Now think of tossing a coin and getting head and tail as getting black and red on the gambling table in a casino. So, even if we get 10 blacks in a row, the next outcome is totally independent of its previous outcomes. Even though the fact is this, people believed that after 10 blacks next will surely be red, after 20 blacks next will surely be red. This thinking, this mentality is called gamblers fallacy. Since it was first observed in Monte Carlo (remember our casino), it’s also called as Monte Carlo fallacy.

Let me give you some more examples:

  • Suppose you see lightning in the sky and then hear thunder, this makes you believe the thunder was caused by the lightning. Although some part of this is true.

  • What if you ate a good creamy pie and the next day you become sick? Was it because of the pie or rather something else? What do you believe?

While our brain sees these patterns, it takes science to prove them. Most of the previous research on Gamblers' Fallacy has focused on bringing people into laboratory settings and studying their behavior within those experimental settings. There is a human tendency that neurologists call apophenia that basically says the human universally looks for random bits of patterns. Apophenia is finding “patterns” that doesn’t really exist.

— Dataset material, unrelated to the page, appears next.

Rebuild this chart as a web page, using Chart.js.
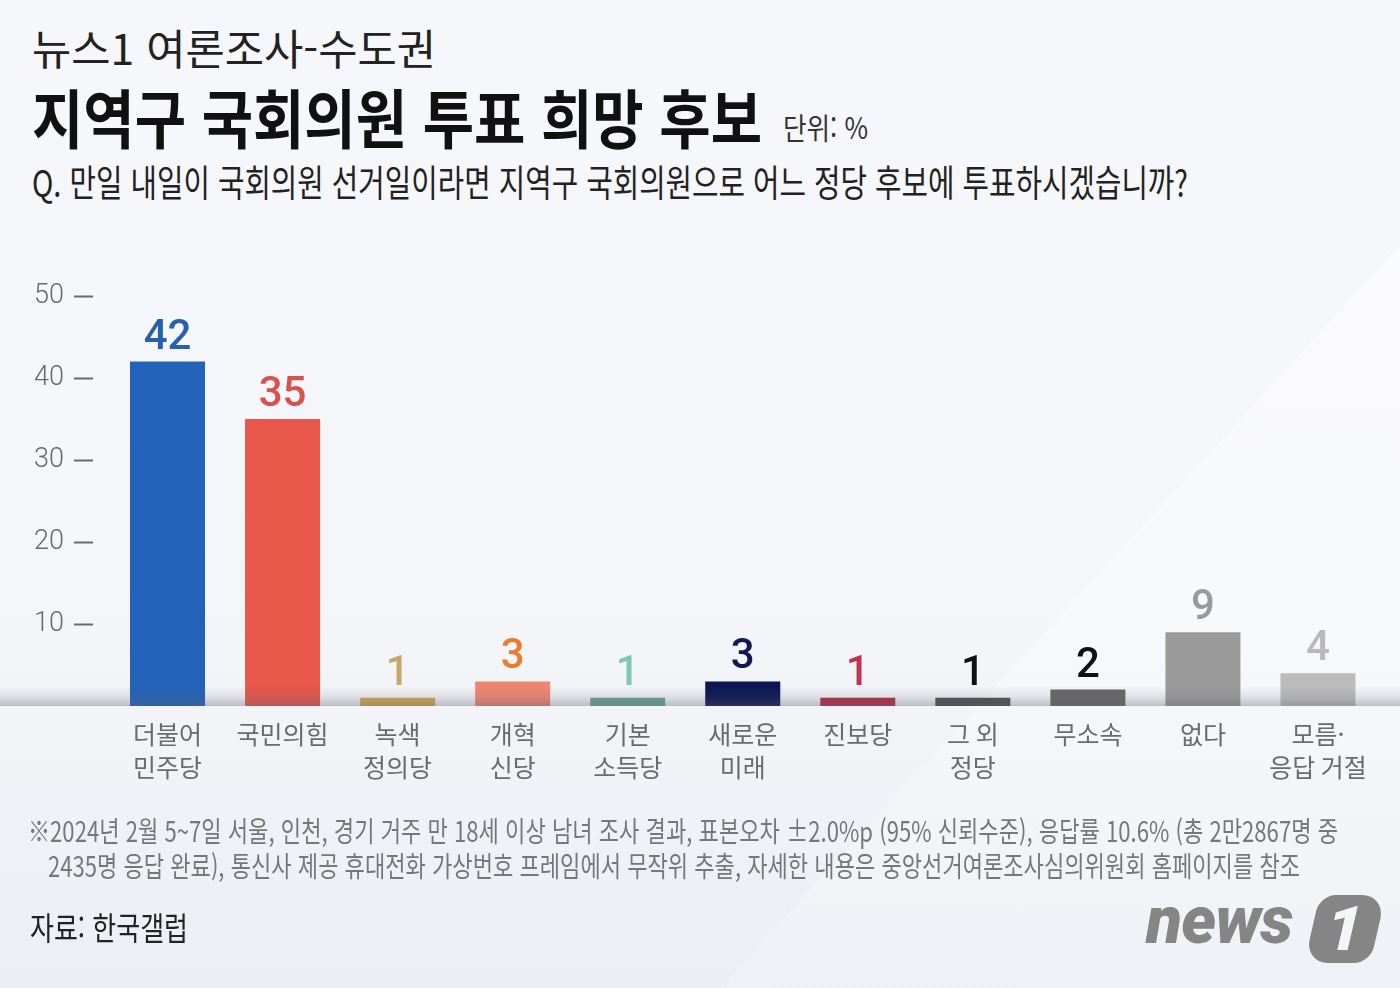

How do the casinos take advantage of this? You might have noticed the large displays which are attached to the roulette tables (gambling table) that show you the most numbers and colors that were hit. Turns out, a lot of people use these to actually predict which numbers are due in the coming rounds. But now you know this doesn’t work at all. Let me now straighten up the definition of gamblers fallacy for you. Gamblers Fallacy: A false belief that a random event is more or less likely to occur in the future based on how often it occurred in the past.

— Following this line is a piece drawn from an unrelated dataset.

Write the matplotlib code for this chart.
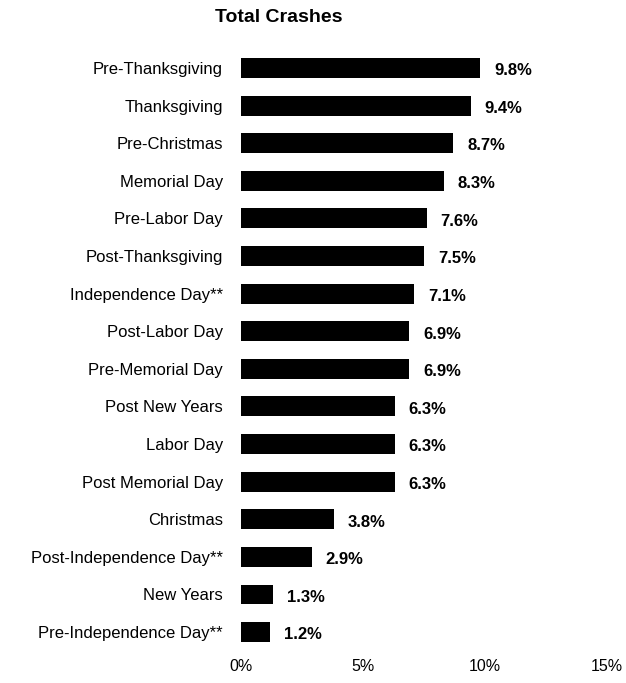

Now let me take you to the world of Financials and Investments. I assume you are into some kind of financial markets, be it in stock markets or personal finance. The biggest problem with the gambler's fallacy in a financial content is that it can lead to a false prediction about the future performance of an asset (stock). That is, if a stock has seen an increase in price for several days in a row you suddenly start to think that now might be a good time to sell because it is unlikely that this trend will continue in near future.


Or, this is the most popular one. If the stock is moving down for several days in a row, you might be reluctant to sell it because you think that the reversal is around the corner and anytime the stock can reverse in trend. But the truth is, you don’t know that and nobody does.

RCOM- Reliance Communication Share Price Graph

Let me take you to an example. Suppose you have invested in RCOM (Reliance Communication) in the year 2016. Well, 50 rupees is a good buyback in 2016 assuming you have analyzed the stock well. Few days after you have invested, you see the stock price falling down. What do you do? The majority will wait. They will wait for the price to reverse its direction (from downtrend to uptrend). But as you can see from the graph, waiting for a reversal wasn’t helping much. The price started to move down, down and down. If you were thinking of a reversal and holding onto it, the present value after 5 years is close to 2 rupees. Which means you have lost 96% of your capital. Let’s say, you had invested 1 Lakh in RCOM back in 2016, now you would will be sitting with just 4000 rupees. This is just one example, see companies like SUZLON, RNAVAL, etc to find similar patterns.


Conclusion

Well, now you got a fair idea on Gamblers Fallacy. The next question you might ask is what is it for you. What can I gain from this? The main idea first of all is to identify these patterns, recognize them and take actions based on them. Now you know why most of the gamblers lose money. In terms of investment, always put a stoploss, don’t let one stock eat a greater portion of your capital, always protect your capital and get out of the investment or the trade you’re into. You can trade only if you have a capital and no capital means no chance for trading or investment.

With this, I hope you have gained some insights on Gambler’s fallacy and how it affects common people like us and our thinking towards our day-to-day decisions.